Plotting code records
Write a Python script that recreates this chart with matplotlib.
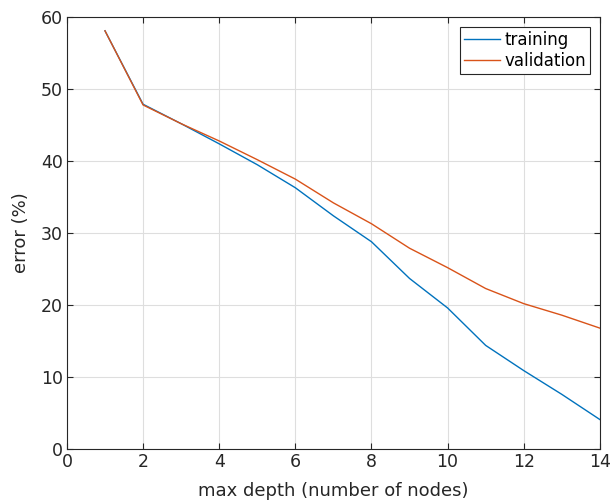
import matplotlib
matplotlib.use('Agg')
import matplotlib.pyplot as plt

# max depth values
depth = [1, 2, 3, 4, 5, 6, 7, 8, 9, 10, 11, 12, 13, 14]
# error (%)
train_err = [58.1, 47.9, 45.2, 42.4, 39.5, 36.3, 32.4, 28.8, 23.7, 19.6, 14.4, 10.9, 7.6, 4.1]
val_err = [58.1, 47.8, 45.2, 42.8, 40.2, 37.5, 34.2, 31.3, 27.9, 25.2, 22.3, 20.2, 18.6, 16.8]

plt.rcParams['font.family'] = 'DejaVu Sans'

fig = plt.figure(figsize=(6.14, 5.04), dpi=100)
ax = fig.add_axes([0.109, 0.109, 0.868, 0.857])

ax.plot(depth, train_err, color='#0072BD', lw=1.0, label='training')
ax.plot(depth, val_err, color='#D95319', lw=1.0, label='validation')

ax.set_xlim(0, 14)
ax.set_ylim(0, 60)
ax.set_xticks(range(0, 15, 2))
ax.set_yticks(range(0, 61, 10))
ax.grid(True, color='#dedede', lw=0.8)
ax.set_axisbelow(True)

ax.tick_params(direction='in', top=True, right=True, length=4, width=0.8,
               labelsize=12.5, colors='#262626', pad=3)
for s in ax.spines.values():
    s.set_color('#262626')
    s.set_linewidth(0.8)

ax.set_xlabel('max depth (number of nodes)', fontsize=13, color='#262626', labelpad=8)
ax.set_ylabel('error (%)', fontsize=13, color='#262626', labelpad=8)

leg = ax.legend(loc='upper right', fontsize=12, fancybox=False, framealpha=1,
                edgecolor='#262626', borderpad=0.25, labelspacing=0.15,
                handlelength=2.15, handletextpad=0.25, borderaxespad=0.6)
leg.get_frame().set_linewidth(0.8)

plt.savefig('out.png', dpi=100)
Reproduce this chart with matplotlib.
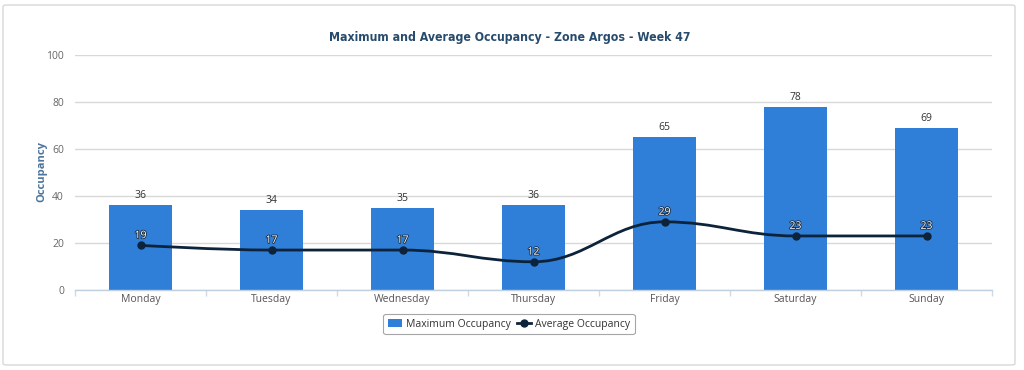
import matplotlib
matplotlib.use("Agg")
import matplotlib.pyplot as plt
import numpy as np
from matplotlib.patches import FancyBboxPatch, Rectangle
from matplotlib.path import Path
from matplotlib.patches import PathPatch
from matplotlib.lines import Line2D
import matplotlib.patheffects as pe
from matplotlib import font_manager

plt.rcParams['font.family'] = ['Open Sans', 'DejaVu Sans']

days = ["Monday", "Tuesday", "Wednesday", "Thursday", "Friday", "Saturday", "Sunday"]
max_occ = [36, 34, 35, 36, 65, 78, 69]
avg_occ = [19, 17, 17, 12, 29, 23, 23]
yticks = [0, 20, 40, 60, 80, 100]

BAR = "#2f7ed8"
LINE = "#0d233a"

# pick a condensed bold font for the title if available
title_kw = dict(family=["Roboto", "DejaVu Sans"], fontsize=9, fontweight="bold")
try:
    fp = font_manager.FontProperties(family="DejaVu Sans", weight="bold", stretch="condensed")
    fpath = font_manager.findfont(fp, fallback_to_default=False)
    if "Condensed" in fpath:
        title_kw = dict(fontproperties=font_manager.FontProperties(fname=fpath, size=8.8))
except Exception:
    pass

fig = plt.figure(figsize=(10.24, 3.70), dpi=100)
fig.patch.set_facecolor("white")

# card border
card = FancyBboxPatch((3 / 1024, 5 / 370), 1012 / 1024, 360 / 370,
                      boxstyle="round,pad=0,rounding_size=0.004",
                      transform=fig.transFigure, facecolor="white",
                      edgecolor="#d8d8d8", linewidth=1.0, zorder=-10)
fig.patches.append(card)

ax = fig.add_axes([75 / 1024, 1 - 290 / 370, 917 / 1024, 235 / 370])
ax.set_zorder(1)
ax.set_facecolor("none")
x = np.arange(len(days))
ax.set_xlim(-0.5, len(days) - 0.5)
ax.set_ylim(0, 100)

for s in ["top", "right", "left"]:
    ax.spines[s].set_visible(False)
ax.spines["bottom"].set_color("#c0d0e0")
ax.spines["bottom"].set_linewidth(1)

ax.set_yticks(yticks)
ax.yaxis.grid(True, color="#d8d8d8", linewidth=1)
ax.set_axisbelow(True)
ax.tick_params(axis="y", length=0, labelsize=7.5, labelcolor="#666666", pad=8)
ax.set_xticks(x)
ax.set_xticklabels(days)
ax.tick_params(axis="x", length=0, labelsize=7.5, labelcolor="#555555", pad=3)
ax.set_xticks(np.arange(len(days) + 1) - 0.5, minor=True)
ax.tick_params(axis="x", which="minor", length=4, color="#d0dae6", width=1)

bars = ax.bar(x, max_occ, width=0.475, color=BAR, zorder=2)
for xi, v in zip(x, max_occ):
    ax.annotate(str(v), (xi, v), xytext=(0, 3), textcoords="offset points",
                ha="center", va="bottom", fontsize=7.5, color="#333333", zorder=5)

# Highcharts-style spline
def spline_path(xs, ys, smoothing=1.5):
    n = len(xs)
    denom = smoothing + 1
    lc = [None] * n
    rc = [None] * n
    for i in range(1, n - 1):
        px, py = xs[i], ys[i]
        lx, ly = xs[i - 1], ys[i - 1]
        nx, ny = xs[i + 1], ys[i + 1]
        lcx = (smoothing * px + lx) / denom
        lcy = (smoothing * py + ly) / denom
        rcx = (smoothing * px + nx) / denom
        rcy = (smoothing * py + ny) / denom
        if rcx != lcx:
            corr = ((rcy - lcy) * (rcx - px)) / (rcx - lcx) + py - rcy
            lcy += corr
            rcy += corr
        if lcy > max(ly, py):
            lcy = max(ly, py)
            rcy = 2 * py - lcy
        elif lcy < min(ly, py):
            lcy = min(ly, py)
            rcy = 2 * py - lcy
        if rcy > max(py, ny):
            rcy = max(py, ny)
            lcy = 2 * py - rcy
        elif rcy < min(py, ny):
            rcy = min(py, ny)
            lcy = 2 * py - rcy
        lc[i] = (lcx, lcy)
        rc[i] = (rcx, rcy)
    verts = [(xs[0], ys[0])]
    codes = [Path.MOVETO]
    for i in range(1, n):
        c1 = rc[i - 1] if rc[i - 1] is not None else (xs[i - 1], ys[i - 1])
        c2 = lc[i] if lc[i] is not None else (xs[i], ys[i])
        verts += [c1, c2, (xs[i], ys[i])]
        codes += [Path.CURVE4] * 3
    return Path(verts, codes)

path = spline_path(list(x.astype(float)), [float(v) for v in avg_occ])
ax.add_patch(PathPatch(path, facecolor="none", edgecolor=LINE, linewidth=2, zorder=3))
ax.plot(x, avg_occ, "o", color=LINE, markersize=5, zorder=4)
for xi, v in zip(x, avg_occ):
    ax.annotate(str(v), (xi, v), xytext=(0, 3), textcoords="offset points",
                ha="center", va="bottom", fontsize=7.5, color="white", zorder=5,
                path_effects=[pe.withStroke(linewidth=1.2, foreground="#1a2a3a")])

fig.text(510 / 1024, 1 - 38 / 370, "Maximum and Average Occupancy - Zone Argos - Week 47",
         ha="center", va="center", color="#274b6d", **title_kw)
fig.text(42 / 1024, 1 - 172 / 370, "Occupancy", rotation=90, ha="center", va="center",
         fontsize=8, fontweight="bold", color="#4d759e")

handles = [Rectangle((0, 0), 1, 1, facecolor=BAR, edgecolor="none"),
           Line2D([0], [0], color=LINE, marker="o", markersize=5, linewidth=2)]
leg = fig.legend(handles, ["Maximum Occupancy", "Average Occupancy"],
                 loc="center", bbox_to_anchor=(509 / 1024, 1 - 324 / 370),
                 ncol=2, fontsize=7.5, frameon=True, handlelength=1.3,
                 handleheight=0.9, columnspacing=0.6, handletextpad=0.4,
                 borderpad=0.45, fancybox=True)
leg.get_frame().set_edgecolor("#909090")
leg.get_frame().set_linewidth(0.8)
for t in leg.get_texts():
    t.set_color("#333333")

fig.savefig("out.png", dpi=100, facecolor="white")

WORK REQUIRED –
Up to and including the line containing "s.set_linewidth(0.8)", repeat every line from the start of the data, but none of the pictures.

THE SOLUTION –
Write a Python script that recreates this chart with matplotlib.
import matplotlib
matplotlib.use('Agg')
import matplotlib.pyplot as plt

# max depth values
depth = [1, 2, 3, 4, 5, 6, 7, 8, 9, 10, 11, 12, 13, 14]
# error (%)
train_err = [58.1, 47.9, 45.2, 42.4, 39.5, 36.3, 32.4, 28.8, 23.7, 19.6, 14.4, 10.9, 7.6, 4.1]
val_err = [58.1, 47.8, 45.2, 42.8, 40.2, 37.5, 34.2, 31.3, 27.9, 25.2, 22.3, 20.2, 18.6, 16.8]

plt.rcParams['font.family'] = 'DejaVu Sans'

fig = plt.figure(figsize=(6.14, 5.04), dpi=100)
ax = fig.add_axes([0.109, 0.109, 0.868, 0.857])

ax.plot(depth, train_err, color='#0072BD', lw=1.0, label='training')
ax.plot(depth, val_err, color='#D95319', lw=1.0, label='validation')

ax.set_xlim(0, 14)
ax.set_ylim(0, 60)
ax.set_xticks(range(0, 15, 2))
ax.set_yticks(range(0, 61, 10))
ax.grid(True, color='#dedede', lw=0.8)
ax.set_axisbelow(True)

ax.tick_params(direction='in', top=True, right=True, length=4, width=0.8,
               labelsize=12.5, colors='#262626', pad=3)
for s in ax.spines.values():
    s.set_color('#262626')
    s.set_linewidth(0.8)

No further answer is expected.